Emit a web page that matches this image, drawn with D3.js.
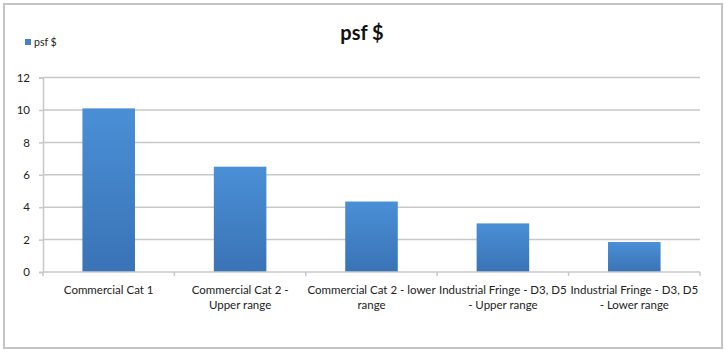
<!DOCTYPE html>
<html><head><meta charset="utf-8">
<script src="https://cdn.jsdelivr.net/npm/d3@7"></script>
<style>body{margin:0;background:#fff;}svg{display:block;}</style>
</head><body>
<svg id="c" width="725" height="355"></svg>
<script>
const categories = [
  ["Commercial Cat 1"],
  ["Commercial Cat 2 -", "Upper range"],
  ["Commercial Cat 2 - lower", "range"],
  ["Industrial Fringe - D3, D5", "- Upper range"],
  ["Industrial Fringe - D3, D5", "- Lower range"]
];
const values = [10.1, 6.5, 4.35, 3.0, 1.85];
const yTicks = [0, 2, 4, 6, 8, 10, 12];
const seriesName = "psf $";
const title = "psf $";

(function(){
const svg = d3.select("#c");
const font = "Lato, 'Open Sans', sans-serif";
svg.append("rect").attr("x",4).attr("y",4).attr("width",718).attr("height",344)
  .attr("fill","#fff").attr("stroke","#c4c4c4").attr("stroke-width",2);

const defs = svg.append("defs");
const g = defs.append("linearGradient").attr("id","bg").attr("x1",0).attr("y1",0).attr("x2",0).attr("y2",1);
g.append("stop").attr("offset","0%").attr("stop-color","#4a8fd6");
g.append("stop").attr("offset","100%").attr("stop-color","#3a73b6");

const pLeft = 43, pRight = 700, pTop = 77.6, pBottom = 272;
const x = d3.scaleBand().domain(d3.range(categories.length)).range([pLeft, pRight]).paddingInner(0.6).paddingOuter(0.3);
const xb = d3.scaleBand().domain(d3.range(categories.length)).range([pLeft, pRight]);
const y = d3.scaleLinear().domain([0, 12]).range([pBottom, pTop]);

svg.append("g").selectAll("line").data(yTicks.filter(d=>d>0)).join("line")
  .attr("x1", pLeft).attr("x2", pRight).attr("y1", d=>y(d)).attr("y2", d=>y(d))
  .attr("stroke","#c8c8c8").attr("stroke-width",1.5);

const ya = svg.append("g").attr("transform",`translate(${pLeft},0)`)
  .call(d3.axisLeft(y).tickValues(yTicks).tickSize(4).tickPadding(9));
ya.select(".domain").attr("stroke","#c8c8c8").attr("stroke-width",1.5);
ya.selectAll(".tick line").attr("stroke","#c8c8c8").attr("stroke-width",1.5);
ya.selectAll(".tick text").attr("font-family",font).attr("font-size",11.5).attr("fill","#222");

svg.append("g").selectAll("rect").data(values).join("rect")
  .attr("x",(d,i)=>x(i)).attr("width",x.bandwidth())
  .attr("y",d=>y(d)).attr("height",d=>y(0)-y(d))
  .attr("fill","url(#bg)");

const xa = svg.append("g").attr("transform",`translate(0,${pBottom})`);
xa.append("line").attr("x1",pLeft).attr("x2",pRight).attr("stroke","#c8c8c8").attr("stroke-width",1.5);
const tickPos = xb.domain().map(i=>xb(i)).concat([pRight]);
xa.selectAll("line.t").data(tickPos).join("line").attr("class","t")
  .attr("x1",d=>d).attr("x2",d=>d).attr("y1",0).attr("y2",4)
  .attr("stroke","#c8c8c8").attr("stroke-width",1.5);
categories.forEach((lines,i)=>{
  const t = xa.append("text").attr("text-anchor","middle").attr("font-family",font)
    .attr("font-size",11.5).attr("fill","#222");
  lines.forEach((ln,k)=>{
    t.append("tspan").attr("x", xb(i)+xb.bandwidth()/2).attr("y", 22 + k*15).text(ln);
  });
});

svg.append("text").attr("x",362).attr("y",40).attr("text-anchor","middle")
  .attr("font-family",font).attr("font-weight","bold").attr("font-size",20).attr("fill","#111").text(title);

svg.append("rect").attr("x",25).attr("y",39).attr("width",6).attr("height",6).attr("fill","#4581c8");
svg.append("text").attr("x",34).attr("y",46).attr("font-family",font).attr("font-size",10.5).attr("fill","#222").text(seriesName);
})();
</script>
</body></html>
====
*Goal of the exercise*. Every line above should be returned exactly; the pictures stay out.

*Answer in full*.
Emit a web page that matches this image, drawn with D3.js.
<!DOCTYPE html>
<html><head><meta charset="utf-8">
<script src="https://cdn.jsdelivr.net/npm/d3@7"></script>
<style>body{margin:0;background:#fff;}svg{display:block;}</style>
</head><body>
<svg id="c" width="725" height="355"></svg>
<script>
const categories = [
  ["Commercial Cat 1"],
  ["Commercial Cat 2 -", "Upper range"],
  ["Commercial Cat 2 - lower", "range"],
  ["Industrial Fringe - D3, D5", "- Upper range"],
  ["Industrial Fringe - D3, D5", "- Lower range"]
];
const values = [10.1, 6.5, 4.35, 3.0, 1.85];
const yTicks = [0, 2, 4, 6, 8, 10, 12];
const seriesName = "psf $";
const title = "psf $";

(function(){
const svg = d3.select("#c");
const font = "Lato, 'Open Sans', sans-serif";
svg.append("rect").attr("x",4).attr("y",4).attr("width",718).attr("height",344)
  .attr("fill","#fff").attr("stroke","#c4c4c4").attr("stroke-width",2);

const defs = svg.append("defs");
const g = defs.append("linearGradient").attr("id","bg").attr("x1",0).attr("y1",0).attr("x2",0).attr("y2",1);
g.append("stop").attr("offset","0%").attr("stop-color","#4a8fd6");
g.append("stop").attr("offset","100%").attr("stop-color","#3a73b6");

const pLeft = 43, pRight = 700, pTop = 77.6, pBottom = 272;
const x = d3.scaleBand().domain(d3.range(categories.length)).range([pLeft, pRight]).paddingInner(0.6).paddingOuter(0.3);
const xb = d3.scaleBand().domain(d3.range(categories.length)).range([pLeft, pRight]);
const y = d3.scaleLinear().domain([0, 12]).range([pBottom, pTop]);

svg.append("g").selectAll("line").data(yTicks.filter(d=>d>0)).join("line")
  .attr("x1", pLeft).attr("x2", pRight).attr("y1", d=>y(d)).attr("y2", d=>y(d))
  .attr("stroke","#c8c8c8").attr("stroke-width",1.5);

const ya = svg.append("g").attr("transform",`translate(${pLeft},0)`)
  .call(d3.axisLeft(y).tickValues(yTicks).tickSize(4).tickPadding(9));
ya.select(".domain").attr("stroke","#c8c8c8").attr("stroke-width",1.5);
ya.selectAll(".tick line").attr("stroke","#c8c8c8").attr("stroke-width",1.5);
ya.selectAll(".tick text").attr("font-family",font).attr("font-size",11.5).attr("fill","#222");

svg.append("g").selectAll("rect").data(values).join("rect")
  .attr("x",(d,i)=>x(i)).attr("width",x.bandwidth())
  .attr("y",d=>y(d)).attr("height",d=>y(0)-y(d))
  .attr("fill","url(#bg)");

const xa = svg.append("g").attr("transform",`translate(0,${pBottom})`);
xa.append("line").attr("x1",pLeft).attr("x2",pRight).attr("stroke","#c8c8c8").attr("stroke-width",1.5);
const tickPos = xb.domain().map(i=>xb(i)).concat([pRight]);
xa.selectAll("line.t").data(tickPos).join("line").attr("class","t")
  .attr("x1",d=>d).attr("x2",d=>d).attr("y1",0).attr("y2",4)
  .attr("stroke","#c8c8c8").attr("stroke-width",1.5);
categories.forEach((lines,i)=>{
  const t = xa.append("text").attr("text-anchor","middle").attr("font-family",font)
    .attr("font-size",11.5).attr("fill","#222");
  lines.forEach((ln,k)=>{
    t.append("tspan").attr("x", xb(i)+xb.bandwidth()/2).attr("y", 22 + k*15).text(ln);
  });
});

svg.append("text").attr("x",362).attr("y",40).attr("text-anchor","middle")
  .attr("font-family",font).attr("font-weight","bold").attr("font-size",20).attr("fill","#111").text(title);

svg.append("rect").attr("x",25).attr("y",39).attr("width",6).attr("height",6).attr("fill","#4581c8");
svg.append("text").attr("x",34).attr("y",46).attr("font-family",font).attr("font-size",10.5).attr("fill","#222").text(seriesName);
})();
</script>
</body></html>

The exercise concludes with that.